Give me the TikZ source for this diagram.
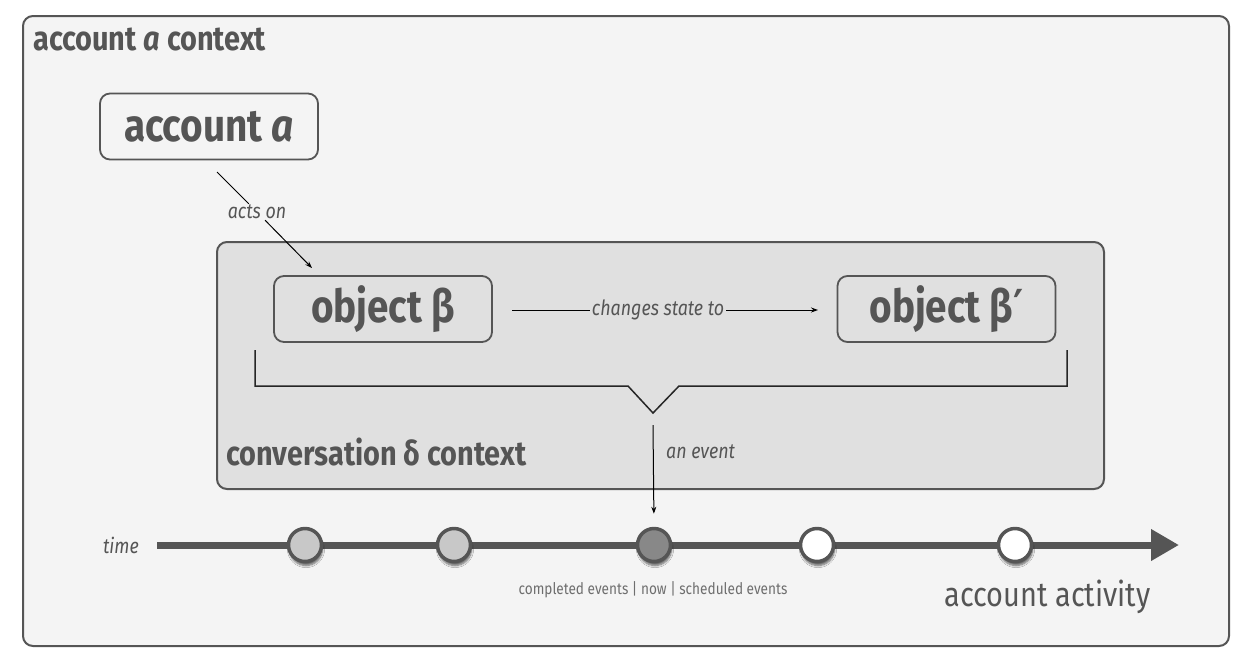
\documentclass[tikz,border=0pt]{standalone}
\usepackage{fontspec}
\setmainfont{Fira Sans}[FakeStretch=0.85]
\newfontfamily\primefont{DejaVu Sans}[FakeStretch=0.85]
\usetikzlibrary{arrows.meta,shadows.blur}
\definecolor{ink}{HTML}{555555}
\definecolor{outerfill}{HTML}{F4F4F4}
\definecolor{innerfill}{HTML}{E0E0E0}
\definecolor{donefill}{HTML}{C8C8C8}
\definecolor{nowfill}{HTML}{888888}
\tikzset{
  frame/.style={draw=ink, line width=2pt, rounded corners=10pt},
  ctxtitle/.style={text=ink, font=\bfseries\fontsize{34}{34}\selectfont, inner sep=0pt},
  entity/.style={frame, line width=1.8pt, minimum width=218pt, minimum height=66pt, text=ink,
    font=\bfseries\fontsize{45.5}{45.5}\selectfont},
  lbl/.style={text=ink, font=\itshape\fontsize{21}{21}\selectfont, inner sep=1pt},
  thin/.style={draw=black, line width=1pt},
  tip/.style={-{Stealth[length=7pt,width=5pt]}},
  evt/.style={circle, draw=ink, line width=3.5pt, minimum size=33pt, inner sep=0pt,
    blur shadow={shadow xshift=1pt, shadow yshift=-4pt, shadow blur steps=6, shadow opacity=60}},
}
\begin{document}
\begin{tikzpicture}[x=1pt,y=-1pt]
\path[use as bounding box] (0,0) rectangle (1246,659);
% outer context
\node[frame, fill=outerfill, minimum width=1206pt, minimum height=630pt, anchor=north west] (outer) at (22,15) {};
\node[ctxtitle, anchor=base west] (outertitle) at (33,50) {account \textit{a} context};
% inner context
\node[frame, fill=innerfill, minimum width=887pt, minimum height=247pt, anchor=north west] (inner) at (216,241) {};
\node[ctxtitle, anchor=base west] (innertitle) at (226,465) {conversation δ context};
% entities
\node[entity, fill=outerfill] (acct) at (209,126.5) {account \textit{a}};
\node[entity, fill=innerfill] (objb) at (383,309) {object β};
\node[entity, fill=innerfill] (objb2) at (946.5,309) {object β{\primefont\bfseries ′}};
% acts on
\coordinate (actsA) at (217,172);
\coordinate (actsB) at (312,268);
\node[lbl] (actson) at (257,212) {acts on};
\draw[thin] (actsA) -- (actson);
\draw[thin, tip] (actson) -- (actsB);
% changes state to
\coordinate (chA) at (512,310);
\coordinate (chB) at (818,310);
\node[lbl, fill=innerfill, inner xsep=2pt] (chg) at (658,310) {changes state to};
\draw[thin] (chA) -- (chg);
\draw[thin, tip] (chg) -- (chB);
% brace
\coordinate (brL) at (255,350);
\coordinate (brR) at (1067,350);
\coordinate (brTip) at (653,413);
\draw[draw=black!85, line width=1.5pt] (brL) -- (255,386) -- (628,386) -- (brTip) -- (679,386) -- (1067,386) -- (brR);
% event arrow
\coordinate (evTop) at (653,425);
\node[lbl, anchor=west] (anevent) at (665,452) {an event};
% timeline
\coordinate (tStart) at (157,545);
\coordinate (tEnd) at (1179,545);
\draw[draw=ink, line width=7pt, -{Triangle[length=28pt,width=30pt]}] (tStart) -- (tEnd);
\node[lbl, anchor=east] (time) at (140,545) {time};
\node[evt, fill=donefill] (e1) at (305,545) {};
\node[evt, fill=donefill] (e2) at (454,545) {};
\node[evt, fill=nowfill] (e3) at (654,545) {};
\node[evt, fill=white] (e4) at (817,545) {};
\node[evt, fill=white] (e5) at (1015,545) {};
\draw[thin, tip, shorten >=13pt] (evTop) -- (e3.north);
\node[text=ink!85, font=\fontsize{16}{16}\selectfont] (caption) at (653,590) {completed events | now | scheduled events};
\node[text=ink, font=\fontsize{34}{34}\selectfont, anchor=base east] (activity) at (1154,606) {account activity};
\end{tikzpicture}
\end{document}
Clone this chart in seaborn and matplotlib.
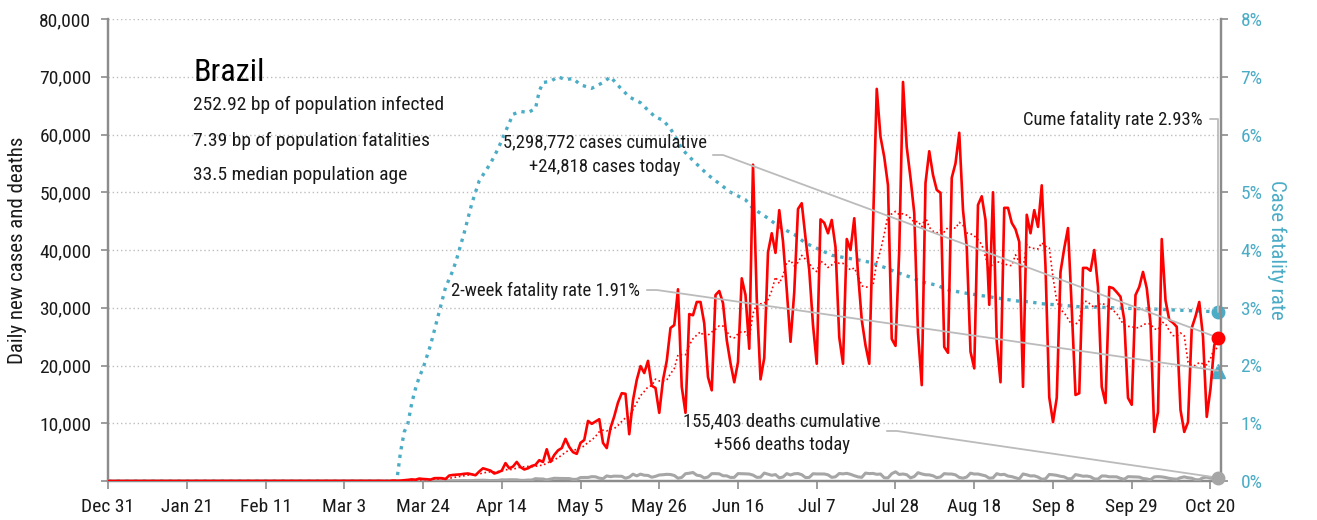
import os
import numpy as np
import pandas as pd
import matplotlib
matplotlib.use("Agg")
import matplotlib.pyplot as plt
from matplotlib import font_manager
import seaborn as sns

# ---------------- data (day 0 = Dec 31) ----------------
early_cases = [1, 0, 0, 1, 0, 0, 0, 1, 0, 5, 5, 6, 6, 0, 0, 19, 21, 0, 0, 77,
               34, 57, 137, 193, 283, 224, 418, 345, 310, 232, 482, 502, 487, 352]  # days 57-90
main_cases = [
    950, 1050, 1100, 1150, 1250, 1300, 1150, 1000, 1650, 2200,          # 91-100
    2000, 1800, 1300, 1500, 1800, 3100, 2200, 2500, 3300, 2400,         # 101-110
    2000, 2200, 2600, 2800, 3600, 3300, 5500, 3300, 4500, 5300,         # 111-120
    5700, 7300, 5900, 5000, 4700, 6600, 7100, 10400, 9900, 10300,       # 121-130
    10700, 6600, 5700, 9200, 11200, 13600, 15200, 15100, 8100, 14000,   # 131-140
    17500, 19900, 18700, 20800, 16500, 16100, 11800, 17500, 20800, 26500,  # 141-150
    27000, 33200, 16300, 11800, 28900, 28700, 31000, 31000, 27300, 18000,  # 151-160
    15700, 32200, 32900, 30800, 24400, 20400, 17100, 20600, 35100, 32200,  # 161-170
    22900, 54771, 31600, 17600, 21300, 39600, 42900, 39500, 46900, 41500,  # 171-180
    33100, 24100, 32700, 47100, 48100, 42100, 36500, 27000, 20300, 45300,  # 181-190
    44700, 42900, 45200, 40500, 24900, 20300, 41900, 40000, 45500, 36000,  # 191-200
    27900, 23500, 20300, 44000, 67900, 59600, 56100, 51200, 24600, 23400,  # 201-210
    40000, 69100, 57800, 52500, 46400, 25600, 16600, 51600, 57100, 53000,  # 211-220
    50400, 49900, 23200, 22200, 52500, 55000, 60300, 46900, 40500, 22400,  # 221-230
    19500, 47800, 49300, 45200, 30500, 50000, 24100, 17100, 47300, 47300,  # 231-240
    44700, 43600, 41400, 16300, 46100, 42900, 46900, 44000, 51200, 37100,  # 241-250
    14500, 10200, 14400, 36200, 40300, 43800, 29900, 14900, 15200, 36900,  # 251-260
    36900, 36400, 40000, 33600, 16300, 13500, 33600, 33400, 32700, 31900,  # 261-270
    27900, 14400, 13200, 32200, 33600, 36200, 33400, 27400, 8500, 11900,   # 271-280
    41900, 31300, 27900, 27400, 26700, 12300, 8500, 10200, 26500, 28500,   # 281-290
    31000, 25000, 11100, 16000, 23500, 24818]                              # 291-296

early_deaths = [0] * 20 + [1, 3, 2, 5, 7, 7, 9, 12, 11, 20, 15, 22, 22, 23]  # days 57-90
main_deaths = [
    42, 39, 58, 60, 73, 54, 67, 114, 133, 141,
    115, 68, 99, 105, 204, 188, 217, 213, 206, 115,
    113, 166, 165, 407, 357, 346, 189, 338, 474, 449,
    435, 428, 421, 275, 296, 600, 615, 610, 751, 730,
    496, 396, 881, 749, 844, 824, 816, 485, 674, 1179,
    888, 1188, 1001, 965, 653, 807, 1039, 1086, 1156, 1124,
    956, 480, 623, 1262, 1349, 1473, 1005, 904, 525, 679,
    1272, 1274, 1239, 909, 892, 612, 627, 1282, 1269, 1238,
    1206, 1022, 641, 654, 1374, 1185, 990, 1109, 552, 692,
    1280, 1038, 1252, 1290, 1091, 602, 620, 1254, 1223, 1220,
    1214, 1071, 631, 733, 1300, 1233, 1322, 1163, 921, 716,
    632, 1367, 1284, 1311, 1156, 1211, 555, 541, 1262, 1595,
    1129, 1212, 1088, 541, 772, 1437, 1226, 1079, 1060, 905,
    572, 703, 1274, 1212, 1204, 1060, 620, 494, 684, 1352,
    1204, 1212, 1054, 892, 494, 551, 1271, 1085, 1156, 855,
    758, 553, 366, 1215, 1075, 874, 899, 682, 310, 366,
    1136, 1075, 983, 814, 717, 381, 411, 1113, 983, 829,
    858, 739, 363, 335, 869, 863, 729, 734, 717, 452,
    295, 754, 728, 708, 678, 432, 363, 203, 710, 754,
    713, 609, 461, 366, 309, 570, 716, 563, 484, 230,
    201, 571, 666, 497, 461, 566]

cfr_days = [0, 77, 78, 79, 80, 81, 82, 83, 84, 86, 88, 90, 92, 93, 95, 97, 99, 101,
            102, 104, 106, 108, 110, 112, 114, 115, 116, 118, 120, 122, 124, 126,
            129, 132, 134, 136, 139, 142, 144, 146, 148, 150, 152, 153, 156, 160,
            163, 166, 170, 172, 176, 179, 183, 186, 190, 193, 197, 200, 203, 207,
            210, 214, 217, 221, 224, 228, 232, 235, 239, 242, 246, 249, 253, 257,
            260, 264, 271, 278, 285, 292, 296]
cfr_pct = [0.0, 0.0, 0.5, 0.85, 1.0, 1.35, 1.6, 1.8, 1.95, 2.35, 2.85, 3.35, 3.65,
           3.85, 4.3, 4.8, 5.2, 5.4, 5.5, 5.75, 6.05, 6.35, 6.4, 6.38, 6.45, 6.75,
           6.9, 6.92, 7.0, 6.95, 6.97, 6.86, 6.8, 6.9, 7.0, 6.85, 6.65, 6.55, 6.42,
           6.3, 6.25, 6.1, 5.88, 5.75, 5.55, 5.3, 5.15, 5.0, 4.87, 4.72, 4.55, 4.4,
           4.27, 4.12, 4.0, 3.91, 3.86, 3.83, 3.79, 3.7, 3.62, 3.53, 3.45, 3.39,
           3.31, 3.26, 3.22, 3.19, 3.15, 3.12, 3.1, 3.07, 3.05, 3.03, 3.01, 3.01,
           2.99, 2.98, 2.96, 2.94, 2.93]

two_week_cfr = 1.91
cum_cases_text = "5,298,772 cases cumulative"
today_cases_text = "+24,818 cases today"
cum_deaths_text = "155,403 deaths cumulative"
today_deaths_text = "+566 deaths today"
country = "Brazil"
info_lines = ["252.92 bp of population infected",
              "7.39 bp of population fatalities",
              "33.5 median population age"]
tick_days = [0, 21, 42, 63, 84, 105, 126, 147, 168, 189, 210, 231, 252, 273, 294]
tick_labels = ["Dec 31", "Jan 21", "Feb 11", "Mar 3", "Mar 24", "Apr 14", "May 5",
               "May 26", "Jun 16", "Jul 7", "Jul 28", "Aug 18", "Sep 8", "Sep 29", "Oct 20"]

cases = [0] * 57 + early_cases + main_cases
deaths = [0] * 57 + early_deaths + main_deaths
days = np.arange(len(cases))
df = pd.DataFrame({"day": days, "cases": cases, "deaths": deaths})
df["avg"] = df["cases"].rolling(7, min_periods=1).mean()
cfr_df = pd.DataFrame({"day": cfr_days, "cfr": cfr_pct})
last = int(days[-1])

# ---------------- style ----------------
sns.set_theme(style="white")


def pick_narrow():
    entries = font_manager.fontManager.ttflist
    def ok_regular(f):
        w = f.weight
        return (w in (400, "normal", "regular", "book")) and f.style == "normal"
    prefs = ["liberation sans narrow", "roboto condensed", "open sans condensed",
             "noto sans", "dejavu sans", "liberation sans", "roboto", "open sans", "lato"]
    found = []
    for f in entries:
        fn = os.path.basename(f.fname).lower()
        nm = f.name.lower()
        narrow = ("narrow" in nm or "condensed" in nm or "narrow" in fn
                  or ("condensed" in fn and "semicondensed" not in fn)
                  or str(f.stretch) in ("condensed", "extra-condensed"))
        if narrow and ok_regular(f):
            found.append(f)
    for p in prefs:
        for f in found:
            if f.name.lower().startswith(p):
                return f
    return found[0] if found else None


nf = pick_narrow()
if nf is not None:
    plt.rcParams["font.family"] = [nf.name, "DejaVu Sans"]
    st = nf.stretch if isinstance(nf.stretch, str) else "normal"
    if st not in ("normal", "medium"):
        plt.rcParams["font.stretch"] = st
    NARROW = True
else:
    plt.rcParams["font.family"] = ["DejaVu Sans"]
    NARROW = False

FS_INFO = 14 if NARROW else 12.5
FS = 13.4 if NARROW else 12
TFS = 14 if NARROW else 12
LFS = 15 if NARROW else 13

RED = "#FF0000"
BLUE = "#4BACC6"
GRAY = "#A6A6A6"
AXC = "#8C8C8C"
TXT = "#1a1a1a"

fig = plt.figure(figsize=(13.17, 5.20), dpi=100)
ax = fig.add_axes([108 / 1317, 1 - 481 / 520, (1221 - 108) / 1317, (481 - 19) / 520])
ax2 = ax.twinx()

# grid
for v in range(10000, 80001, 10000):
    ax.axhline(v, color="#BDBDBD", lw=1.0, ls=(0, (1, 2)), zorder=0)

# lines
sns.lineplot(data=df, x="day", y="deaths", ax=ax, color=GRAY, linewidth=2.2, zorder=3)
sns.lineplot(data=df, x="day", y="avg", ax=ax, color=RED, linewidth=1.2, zorder=4,
             linestyle=(0, (1, 1.6)))
sns.lineplot(data=df, x="day", y="cases", ax=ax, color=RED, linewidth=1.9, zorder=5)
sns.lineplot(data=cfr_df, x="day", y="cfr", ax=ax2, color=BLUE, linewidth=2.4,
             linestyle=(0, (1, 1.6)), zorder=4)

# end markers
ax.plot([last], [cases[-1]], "o", color=RED, ms=9, clip_on=False, zorder=8)
ax.plot([last], [deaths[-1]], "o", color=GRAY, ms=9, clip_on=False, zorder=8)
ax2.plot([last], [cfr_pct[-1]], "o", color=BLUE, ms=9, clip_on=False, zorder=8)
ax2.plot([last], [two_week_cfr], "^", color=BLUE, ms=10, clip_on=False, zorder=8)

# axes
ax.set_xlim(0, 296.8)
ax.set_ylim(0, 80000)
ax2.set_ylim(0, 8)
ax.set_xticks(tick_days)
ax.set_xticklabels(tick_labels)
yt = list(range(0, 80001, 10000))
ax.set_yticks(yt)
ax.set_yticklabels(["" if v == 0 else f"{v:,}" for v in yt])
ax2.set_yticks(range(0, 9))
ax2.set_yticklabels([f"{v}%" for v in range(0, 9)])
ax.set_xlabel("")
ax.set_ylabel("Daily new cases and deaths", fontsize=LFS, color=TXT, va="center")
ax2.set_ylabel("Case fatality rate", fontsize=LFS, color=BLUE, rotation=270, va="center")
ax.yaxis.set_label_coords(-0.0809, 0.5)
ax2.yaxis.set_label_coords(1.0503, 0.5)

for a in (ax, ax2):
    a.spines["top"].set_visible(False)
    for s in ("left", "right", "bottom"):
        a.spines[s].set_color(AXC)
        a.spines[s].set_linewidth(1.6)
ax.tick_params(axis="y", which="both", left=True, length=5, width=1.2, color=AXC,
               labelsize=TFS, labelcolor=TXT, pad=7)
ax.tick_params(axis="x", which="both", bottom=True, length=6, width=1.2, color=AXC,
               labelsize=TFS, labelcolor=TXT, pad=6)
ax2.tick_params(axis="y", right=True, length=5, width=1.2, color=AXC,
                labelsize=TFS, labelcolor=BLUE, pad=9)

# text block
ax.text(22.7, 70700, country, fontsize=23 if NARROW else 19, color="black",
        ha="left", va="center", fontweight="normal")
for line, yv in zip(info_lines, [65100, 58960, 52990]):
    ax.text(22.7, yv, line, fontsize=FS_INFO, color=TXT, ha="left", va="center")

# annotations
LC = "#BBBBBB"
ax.text(132.5, 58700, cum_cases_text, fontsize=FS, color=TXT, ha="center", va="center")
ax.text(132.5, 54370, today_cases_text, fontsize=FS, color=TXT, ha="center", va="center")
ax.plot([161.3, 164.0, last], [56450, 56450, cases[-1]], color=LC, lw=1.3, zorder=6, clip_on=False)

ax.text(141.9, 32900, "2-week fatality rate 1.91%", fontsize=FS, color=TXT, ha="right", va="center")
ax.plot([143.7, 146.4, last], [33070, 33070, two_week_cfr * 10000], color=LC, lw=1.3, zorder=6,
        clip_on=False)

ax.text(179.7, 10390, cum_deaths_text, fontsize=FS, color=TXT, ha="center", va="center")
ax.text(179.7, 6230, today_deaths_text, fontsize=FS, color=TXT, ha="center", va="center")
ax.plot([207.7, 210.4, last], [8660, 8660, deaths[-1]], color=LC, lw=1.3, zorder=6, clip_on=False)

ax.text(292.0, 62510, f"Cume fatality rate {cfr_pct[-1]:.2f}%", fontsize=FS, color=TXT,
        ha="right", va="center")
ax.plot([293.9, last, last], [62680, 62680, cfr_pct[-1] * 10000], color=LC, lw=1.3, zorder=6,
        clip_on=False)

ax.set_zorder(ax2.get_zorder() + 1)
ax.patch.set_visible(False)

fig.savefig("out.png", dpi=100)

Work to do:
Extract the part of the records that opens with the line containing "Clone this chart in seaborn and matplotlib." and closes with the line containing "import seaborn as sns". Take only those lines, exactly, and no pictures.

Written answer:
Clone this chart in seaborn and matplotlib.
import os
import numpy as np
import pandas as pd
import matplotlib
matplotlib.use("Agg")
import matplotlib.pyplot as plt
from matplotlib import font_manager
import seaborn as sns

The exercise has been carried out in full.